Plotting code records
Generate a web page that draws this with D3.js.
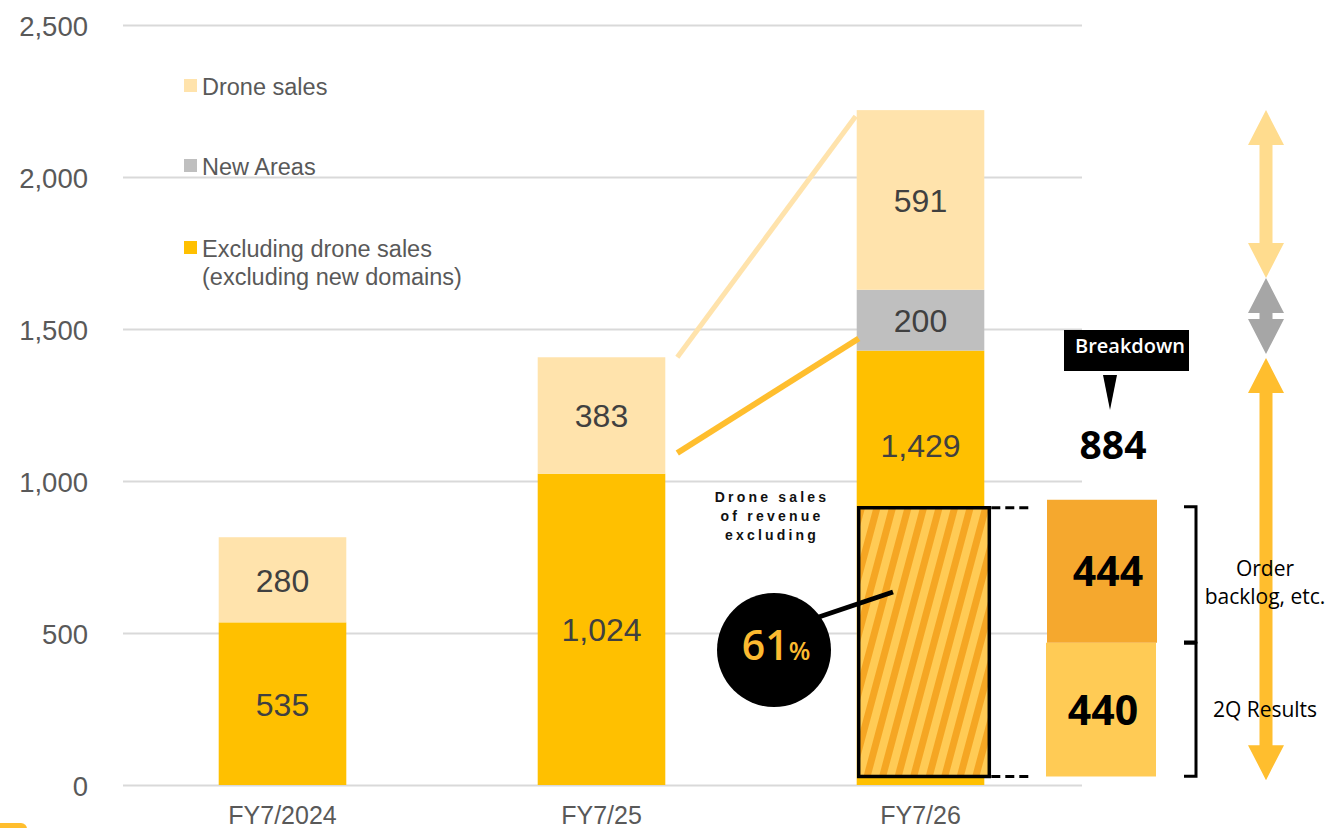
<!DOCTYPE html>
<html>
<head>
<meta charset="utf-8">
<script src="https://cdn.jsdelivr.net/npm/d3@7"></script>
<style>
  html, body { margin: 0; padding: 0; background: #ffffff; }
  svg { display: block; }
</style>
</head>
<body>
<script>
// ---- data ----
const categories = ["FY7/2024", "FY7/25", "FY7/26"];
const coreSales = [535, 1024, 1429];      // excluding drone sales (excluding new domains)
const newAreas = [0, 0, 200];
const droneSales = [280, 383, 591];
const yTicks = [0, 500, 1000, 1500, 2000, 2500];
const legendLabels = [
  ["Drone sales"],
  ["New Areas"],
  ["Excluding drone sales", "(excluding new domains)"]
];
const breakdownLabels = [["2Q Results"], ["Order", "backlog, etc."]];
const breakdownValues = [440, 444];
const breakdownTotal = 884;
const droneShare = 61;

// ---- layout ----
const W = 1329, H = 828;
const plot = { left: 123, right: 1082, top: 25, bottom: 785 };
const colors = {
  core: "#FFC000",
  newAreas: "#BFBFBF",
  drone: "#FFE3AC",
  grid: "#D9D9D9",
  axisText: "#595959",
  valueText: "#404040",
  backlog: "#F5A82E",
  results: "#FFCB55",
  arrowDrone: "#FFDC8E",
  arrowNew: "#A6A6A6",
  arrowCore: "#FFBE2E"
};
const annFont = "'Open Sans', 'Noto Sans', sans-serif";

const svg = d3.select("body").append("svg")
  .attr("width", W).attr("height", H)
  .attr("font-family", "'Liberation Sans', Arial, sans-serif");

const x = d3.scaleBand()
  .domain(categories)
  .range([plot.left, plot.right - 2])
  .paddingInner(0.6)
  .paddingOuter(0.3);

const y = d3.scaleLinear().domain([0, 2500]).range([plot.bottom, plot.top]);

// annotation values for the FY7/26 share box and breakdown column
const annBase = 28;
const shareTop = annBase + breakdownTotal;

// stripe pattern for the drone-sales share box
const defs = svg.append("defs");
const pat = defs.append("pattern")
  .attr("id", "stripes")
  .attr("patternUnits", "userSpaceOnUse")
  .attr("width", 15).attr("height", 15)
  .attr("patternTransform", "rotate(15)");
pat.append("rect").attr("width", 15).attr("height", 15).attr("fill", "#FFCB55");
pat.append("rect").attr("width", 7).attr("height", 15).attr("fill", "#F5A623");

// ---- gridlines and y axis ----
const yAxis = d3.axisLeft(y)
  .tickValues(yTicks)
  .tickSize(-(plot.right - plot.left))
  .tickFormat(d3.format(","));
const gAxis = svg.append("g")
  .attr("transform", `translate(${plot.left},0)`)
  .call(yAxis);
gAxis.select(".domain").remove();
gAxis.selectAll(".tick line").attr("stroke", colors.grid).attr("stroke-width", 2);
gAxis.selectAll(".tick text")
  .attr("x", 88 - plot.left)
  .attr("dy", "0.37em")
  .attr("fill", colors.axisText)
  .attr("font-size", 27.5)
  .attr("font-family", "'Liberation Sans', Arial, sans-serif");

// ---- x axis labels ----
const xAxis = d3.axisBottom(x).tickSize(0);
const gX = svg.append("g")
  .attr("transform", `translate(0,${plot.bottom})`)
  .call(xAxis);
gX.select(".domain").remove();
gX.selectAll(".tick text")
  .attr("y", 39)
  .attr("dy", 0)
  .attr("fill", colors.axisText)
  .attr("font-size", 25)
  .attr("font-family", "'Liberation Sans', Arial, sans-serif");

// ---- stacked bars ----
const table = categories.map((c, i) => ({
  cat: c, core: coreSales[i], newAreas: newAreas[i], drone: droneSales[i]
}));
const keys = ["core", "newAreas", "drone"];
const series = d3.stack().keys(keys)(table);
const lastCat = categories[categories.length - 1];

const gBars = svg.append("g");
series.forEach(s => {
  gBars.selectAll(null)
    .data(s.filter(d => d[1] - d[0] > 0))
    .join("rect")
    .attr("x", d => x(d.data.cat))
    .attr("width", x.bandwidth())
    .attr("y", d => y(d[1]))
    .attr("height", d => y(d[0]) - y(d[1]))
    .attr("fill", colors[s.key]);
});

// value labels; the FY7/26 core label sits in the part left visible above the share box
function labelY(d, key) {
  if (key === "core" && d.data.cat === lastCat) {
    return (y(d[1]) + y(shareTop)) / 2 + 28;
  }
  return (y(d[0]) + y(d[1])) / 2 + 12;
}
series.forEach(s => {
  gBars.selectAll(null)
    .data(s.filter(d => d[1] - d[0] > 0))
    .join("text")
    .attr("class", "value-label")
    .attr("x", d => x(d.data.cat) + x.bandwidth() / 2)
    .attr("y", d => labelY(d, s.key))
    .attr("text-anchor", "middle")
    .attr("font-size", 32)
    .attr("fill", colors.valueText)
    .text(d => d3.format(",")(d[1] - d[0]));
});

// ---- legend ----
const legendKeys = ["drone", "newAreas", "core"];
const legendBase = [95, 175, 257];
const gLeg = svg.append("g");
legendKeys.forEach((k, i) => {
  gLeg.append("rect")
    .attr("x", 184).attr("y", legendBase[i] - 16)
    .attr("width", 13).attr("height", 13)
    .attr("fill", colors[k]);
  legendLabels[i].forEach((line, j) => {
    gLeg.append("text")
      .attr("x", 202).attr("y", legendBase[i] + j * 28)
      .attr("font-size", 23.5)
      .attr("fill", colors.axisText)
      .text(line);
  });
});

// ---- connectors between FY7/25 and FY7/26 ----
const total25 = coreSales[1] + newAreas[1] + droneSales[1];
const total26 = coreSales[2] + newAreas[2] + droneSales[2];
const cx0 = x(categories[1]) + x.bandwidth() + 12;
const cx1 = x(categories[2]);
svg.append("line")
  .attr("x1", cx0).attr("y1", y(total25))
  .attr("x2", cx1 - 1).attr("y2", y(total26 - 20))
  .attr("stroke", colors.drone).attr("stroke-width", 5);
svg.append("line")
  .attr("x1", cx0).attr("y1", y(coreSales[1] + 68))
  .attr("x2", cx1 + 2).attr("y2", y(coreSales[2] + 40))
  .attr("stroke", colors.arrowCore).attr("stroke-width", 6);

// ---- drone share box on FY7/26 ----
const hx0 = x(categories[2]) + 2;
const hx1 = x(categories[2]) + x.bandwidth() + 5;
svg.append("rect")
  .attr("x", hx0).attr("y", y(shareTop))
  .attr("width", hx1 - hx0).attr("height", y(annBase) - y(shareTop))
  .attr("fill", "url(#stripes)")
  .attr("stroke", "#000").attr("stroke-width", 3.5);

// dashed guides to the breakdown column
[shareTop, annBase].forEach(v => {
  svg.append("line")
    .attr("x1", hx1 + 2).attr("x2", hx1 + 42)
    .attr("y1", y(v)).attr("y2", y(v))
    .attr("stroke", "#000").attr("stroke-width", 3)
    .attr("stroke-dasharray", "9,5");
});

// caption above the callout
const captionLines = ["Drone sales", "of revenue", "excluding"];
captionLines.forEach((t, i) => {
  svg.append("text")
    .attr("x", 772).attr("y", 502 + i * 19)
    .attr("text-anchor", "middle")
    .attr("font-size", 14)
    .attr("font-weight", "bold")
    .attr("letter-spacing", 3.2)
    .attr("fill", "#111")
    .text(t);
});

// share callout
const circ = { cx: 774, cy: 650, r: 57 };
svg.append("line")
  .attr("x1", circ.cx + 30).attr("y1", circ.cy - 28)
  .attr("x2", 893).attr("y2", 592)
  .attr("stroke", "#000").attr("stroke-width", 5);
svg.append("circle")
  .attr("cx", circ.cx).attr("cy", circ.cy).attr("r", circ.r)
  .attr("fill", "#000");
const shareText = svg.append("text")
  .attr("x", circ.cx + 2).attr("y", circ.cy + 10)
  .attr("text-anchor", "middle")
  .attr("font-family", annFont)
  .attr("font-weight", 600)
  .attr("fill", "#FBBA30");
shareText.append("tspan").attr("font-size", 41).text(droneShare);
shareText.append("tspan").attr("font-size", 25).text("%");

// ---- breakdown column ----
const bx = 1046, bw = 110;
let acc = annBase;
const bColors = [colors.results, colors.backlog];
const bSpans = [];
breakdownValues.forEach((v, i) => {
  const y0 = acc, y1 = acc + v;
  bSpans.push([y0, y1]);
  svg.append("rect")
    .attr("x", bx + i).attr("y", y(y1) - (i ? 8 : 0))
    .attr("width", bw).attr("height", y(y0) - y(y1) + (i ? 8 : 0))
    .attr("fill", bColors[i]);
  svg.append("text")
    .attr("x", bx + bw / 2 + (i ? 7 : 2)).attr("y", (y(y0) + y(y1)) / 2 + (i ? 11 : 15))
    .attr("text-anchor", "middle")
    .attr("font-family", annFont)
    .attr("font-weight", 700)
    .attr("font-size", 41)
    .attr("fill", "#000")
    .text(v);
  acc = y1;
});

// total and header
svg.append("text")
  .attr("x", 1113).attr("y", 459)
  .attr("text-anchor", "middle")
  .attr("font-family", annFont)
  .attr("font-weight", 700)
  .attr("font-size", 39)
  .attr("fill", "#000")
  .text(breakdownTotal);
svg.append("path")
  .attr("d", "M1103,375 L1117,375 L1110,410 Z")
  .attr("fill", "#000");
svg.append("rect")
  .attr("x", 1064).attr("y", 330).attr("width", 125).attr("height", 41)
  .attr("fill", "#000");
svg.append("text")
  .attr("x", 1130).attr("y", 353)
  .attr("text-anchor", "middle")
  .attr("font-family", annFont)
  .attr("font-weight", 600)
  .attr("font-size", 20)
  .attr("fill", "#fff")
  .text("Breakdown");

// ---- range arrows on the right ----
function doubleArrow(v0, v1, color) {
  const cx = 1266, hw = 18, sw = 6.5;
  const yt = y(v0), yb = y(v1);
  const hl = Math.min(35, (yb - yt) / 2 - 2);
  const d = [
    [cx, yt], [cx + hw, yt + hl], [cx + sw, yt + hl],
    [cx + sw, yb - hl], [cx + hw, yb - hl], [cx, yb],
    [cx - hw, yb - hl], [cx - sw, yb - hl], [cx - sw, yt + hl],
    [cx - hw, yt + hl]
  ];
  svg.append("path")
    .attr("d", "M" + d.map(p => p.join(",")).join("L") + "Z")
    .attr("fill", color);
}
const newTop = coreSales[2] + newAreas[2] + 39;
doubleArrow(total26, newTop, colors.arrowDrone);
doubleArrow(newTop, coreSales[2] - 11, colors.arrowNew);
doubleArrow(coreSales[2] - 24, annBase - 12, colors.arrowCore);

// brackets and labels
const brX0 = 1184, brX1 = 1196;
const brSpans = [[bSpans[0][0] + 1, bSpans[0][1] - 2], [bSpans[1][0] + 2, bSpans[1][1] + 3]];
brSpans.forEach(([v0, v1]) => {
  svg.append("path")
    .attr("d", `M${brX0},${y(v1)} L${brX1},${y(v1)} L${brX1},${y(v0)} L${brX0},${y(v0)}`)
    .attr("fill", "none").attr("stroke", "#000").attr("stroke-width", 3);
});
const labelBase = [717, 576];
breakdownLabels.forEach((lines, i) => {
  lines.forEach((t, j) => {
    svg.append("text")
      .attr("x", 1265).attr("y", labelBase[i] + j * 28)
      .attr("text-anchor", "middle")
      .attr("font-family", annFont)
      .attr("font-weight", 500)
      .attr("font-size", 21)
      .attr("fill", "#000")
      .text(t);
  });
});

// corner mark
svg.append("rect")
  .attr("x", -6).attr("y", 823).attr("width", 33).attr("height", 20)
  .attr("rx", 6).attr("fill", colors.arrowCore);
</script>
</body>
</html>
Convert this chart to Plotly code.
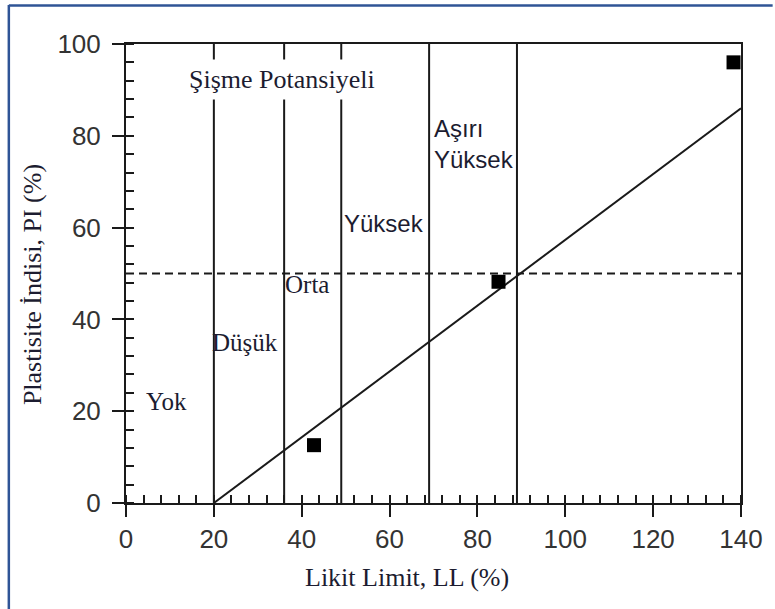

(WRITTEN INSTRUCTION) From the listing above, copy out each line where the word "this" appears.

(TASK RESPONSE)
Generate a web page that draws this with D3.js.
Convert this chart to Plotly code.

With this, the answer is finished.